--- begin Available data ---

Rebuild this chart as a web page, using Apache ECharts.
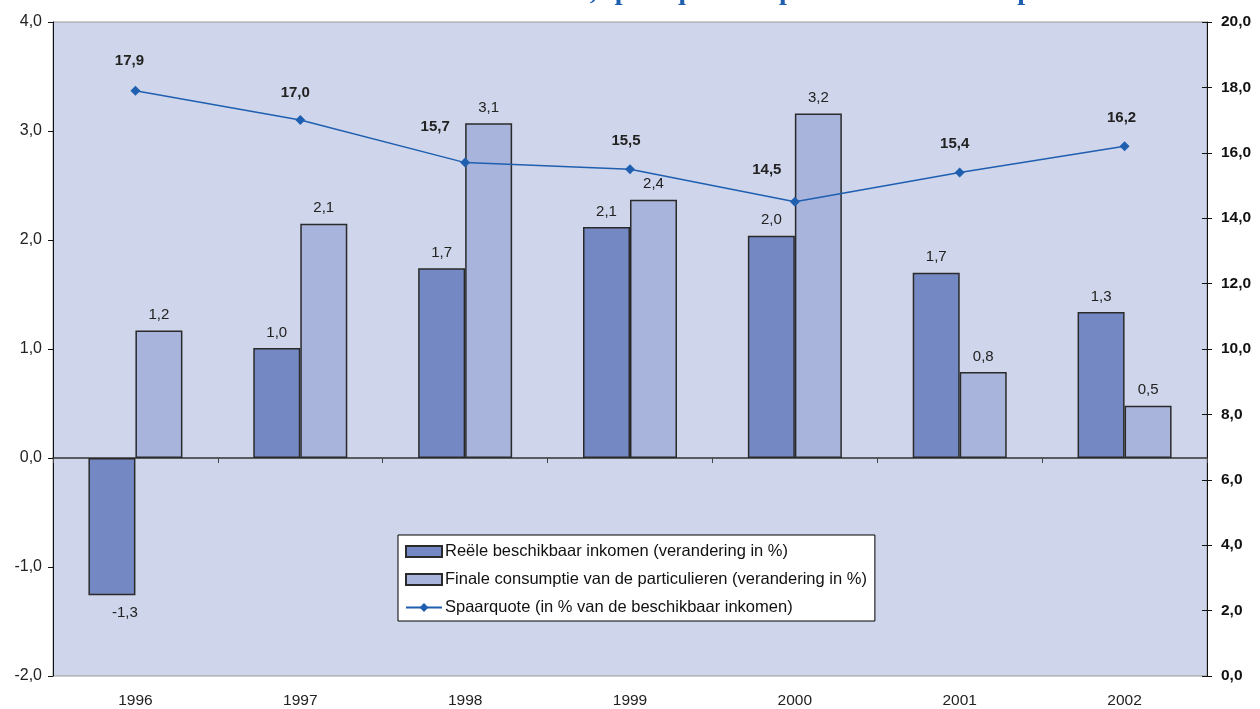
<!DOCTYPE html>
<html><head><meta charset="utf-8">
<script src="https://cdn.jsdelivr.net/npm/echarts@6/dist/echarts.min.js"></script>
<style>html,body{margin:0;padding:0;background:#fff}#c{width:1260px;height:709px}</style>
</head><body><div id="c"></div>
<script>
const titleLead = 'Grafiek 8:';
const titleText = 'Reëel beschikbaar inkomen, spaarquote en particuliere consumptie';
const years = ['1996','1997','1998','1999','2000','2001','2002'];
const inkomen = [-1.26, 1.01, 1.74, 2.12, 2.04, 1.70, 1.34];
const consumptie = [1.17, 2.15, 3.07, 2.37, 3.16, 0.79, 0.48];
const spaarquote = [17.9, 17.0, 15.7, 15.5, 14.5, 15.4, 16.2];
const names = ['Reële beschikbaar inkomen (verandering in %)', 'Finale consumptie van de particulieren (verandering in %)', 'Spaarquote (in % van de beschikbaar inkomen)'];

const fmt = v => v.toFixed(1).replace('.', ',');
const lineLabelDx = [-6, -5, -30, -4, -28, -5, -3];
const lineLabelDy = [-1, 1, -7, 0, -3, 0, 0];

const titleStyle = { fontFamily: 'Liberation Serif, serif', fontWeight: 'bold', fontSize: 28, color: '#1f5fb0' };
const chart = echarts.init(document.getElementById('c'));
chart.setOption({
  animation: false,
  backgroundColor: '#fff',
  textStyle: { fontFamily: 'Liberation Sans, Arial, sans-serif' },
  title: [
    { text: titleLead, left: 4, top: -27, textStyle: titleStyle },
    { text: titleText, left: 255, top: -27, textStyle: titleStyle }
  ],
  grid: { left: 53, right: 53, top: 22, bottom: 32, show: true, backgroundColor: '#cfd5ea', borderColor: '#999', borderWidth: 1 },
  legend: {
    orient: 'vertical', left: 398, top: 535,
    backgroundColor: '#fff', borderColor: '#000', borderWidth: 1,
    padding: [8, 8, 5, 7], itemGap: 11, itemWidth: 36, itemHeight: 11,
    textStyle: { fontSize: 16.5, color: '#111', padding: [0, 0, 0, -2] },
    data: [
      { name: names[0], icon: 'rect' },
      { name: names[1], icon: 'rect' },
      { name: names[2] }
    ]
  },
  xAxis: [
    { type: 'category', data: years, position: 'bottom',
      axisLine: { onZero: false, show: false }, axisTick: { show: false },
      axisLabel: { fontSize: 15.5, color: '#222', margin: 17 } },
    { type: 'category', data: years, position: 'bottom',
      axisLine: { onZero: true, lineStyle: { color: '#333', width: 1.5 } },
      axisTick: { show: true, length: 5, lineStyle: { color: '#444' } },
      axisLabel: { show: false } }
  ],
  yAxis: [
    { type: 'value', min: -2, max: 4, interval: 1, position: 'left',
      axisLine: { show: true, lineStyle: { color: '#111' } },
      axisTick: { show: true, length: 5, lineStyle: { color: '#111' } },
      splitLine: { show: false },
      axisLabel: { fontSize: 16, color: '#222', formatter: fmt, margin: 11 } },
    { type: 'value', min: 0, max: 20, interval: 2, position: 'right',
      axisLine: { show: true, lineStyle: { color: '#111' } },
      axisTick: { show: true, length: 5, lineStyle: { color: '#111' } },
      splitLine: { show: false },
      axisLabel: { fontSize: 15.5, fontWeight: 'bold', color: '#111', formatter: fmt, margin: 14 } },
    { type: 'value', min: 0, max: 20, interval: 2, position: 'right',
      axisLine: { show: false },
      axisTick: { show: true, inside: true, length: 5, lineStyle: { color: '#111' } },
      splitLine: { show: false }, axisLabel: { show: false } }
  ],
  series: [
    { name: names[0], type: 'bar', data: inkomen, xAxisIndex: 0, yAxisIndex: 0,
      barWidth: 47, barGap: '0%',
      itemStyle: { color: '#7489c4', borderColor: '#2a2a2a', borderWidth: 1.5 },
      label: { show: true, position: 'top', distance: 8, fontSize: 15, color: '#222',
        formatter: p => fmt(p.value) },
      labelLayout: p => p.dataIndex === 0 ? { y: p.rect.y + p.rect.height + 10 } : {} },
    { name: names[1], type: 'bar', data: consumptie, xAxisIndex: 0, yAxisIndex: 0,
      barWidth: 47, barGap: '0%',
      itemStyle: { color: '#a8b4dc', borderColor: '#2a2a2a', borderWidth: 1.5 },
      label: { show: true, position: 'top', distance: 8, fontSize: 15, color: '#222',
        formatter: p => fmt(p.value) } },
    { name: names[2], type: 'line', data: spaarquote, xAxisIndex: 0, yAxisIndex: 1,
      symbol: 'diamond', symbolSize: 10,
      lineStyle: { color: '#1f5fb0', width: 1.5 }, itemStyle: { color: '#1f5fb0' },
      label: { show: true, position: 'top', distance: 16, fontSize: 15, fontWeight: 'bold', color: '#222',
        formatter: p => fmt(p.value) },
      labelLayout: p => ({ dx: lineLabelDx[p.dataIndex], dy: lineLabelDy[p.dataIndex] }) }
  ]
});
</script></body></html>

--- end Available data ---

(Goal): The lines from the start of the data through the line that contains "const lineLabelDy = [-1, 1, -7, 0, -3, 0, 0];" are to be returned exactly, please, with both ends included and every picture left out.

(Completed exercise):
Rebuild this chart as a web page, using Apache ECharts.
<!DOCTYPE html>
<html><head><meta charset="utf-8">
<script src="https://cdn.jsdelivr.net/npm/echarts@6/dist/echarts.min.js"></script>
<style>html,body{margin:0;padding:0;background:#fff}#c{width:1260px;height:709px}</style>
</head><body><div id="c"></div>
<script>
const titleLead = 'Grafiek 8:';
const titleText = 'Reëel beschikbaar inkomen, spaarquote en particuliere consumptie';
const years = ['1996','1997','1998','1999','2000','2001','2002'];
const inkomen = [-1.26, 1.01, 1.74, 2.12, 2.04, 1.70, 1.34];
const consumptie = [1.17, 2.15, 3.07, 2.37, 3.16, 0.79, 0.48];
const spaarquote = [17.9, 17.0, 15.7, 15.5, 14.5, 15.4, 16.2];
const names = ['Reële beschikbaar inkomen (verandering in %)', 'Finale consumptie van de particulieren (verandering in %)', 'Spaarquote (in % van de beschikbaar inkomen)'];

const fmt = v => v.toFixed(1).replace('.', ',');
const lineLabelDx = [-6, -5, -30, -4, -28, -5, -3];
const lineLabelDy = [-1, 1, -7, 0, -3, 0, 0];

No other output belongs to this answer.